When your DMM is in the resistance range the voltage difference between the probe tips it uses for the R measurement is normally much less than a Silicon diode's forward voltage drop of 0.6 - 0.7V so it can only show a high resistance (the diode cannot conduct due to lack of forward voltage). 
If your DMM has a separate diode test setting, the voltage difference between the measuring tips is about 2 - 2.5V so it can open most of the diodes (even red LEDs but not white or blue ones)  and the display shows directly the forward voltage of the diode under test at a certain (small) forward current like say 0.5 - 1mA, not more. This low current explains why your 1N4001 has  .512V forward voltage (threshold).

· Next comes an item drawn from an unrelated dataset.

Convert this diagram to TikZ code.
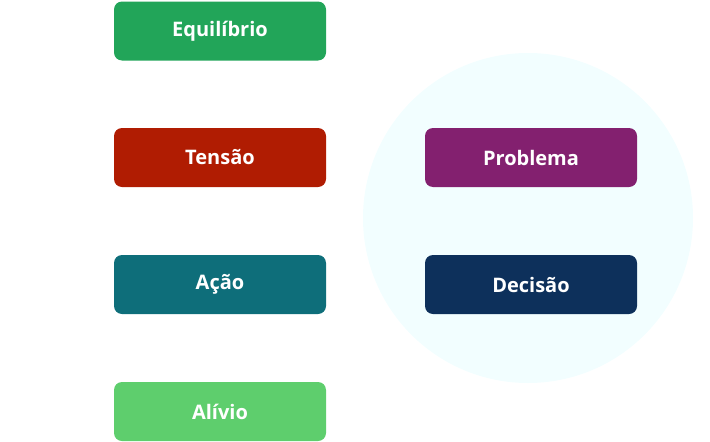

Of course you could check the open voltage difference between the tips of your DMM in either the resistance or diode test ranges by measuring the DC voltage by another DMM set in DC voltage range.

If the resistance range has several settings like 200 Ohm, 2kOhm, 200kOhm etc the voltage difference of the tips changes (increasing) accordingly so you can see different resistance values for the same diode but voltage difference still way under any forward voltage value.  This may not be so in case of older analog multimeters that were designed with higher output test voltages in their resistance range.

Bottom line is if you have the diode test setting in your DMM, then use it for diode or transistor B-E or C-B diode checkings but no much sense for using the resistance range for such tests.

rgds,  Gyula

Mk1

@jadaro

I don't have sufficient testing equipment , to determine that , but if you can get power out without effecting the efficiency of the original circuit , it may be a good way to go . It light led both direction because of the coil that go back and forth them self , and doesn't seam create any disadvantage to the pulsing circuit ,It may be easier on the transistor.

Mark

Edit also the coil has self inductance when done like that , witch doesn't seem to destroy the pole when powering something.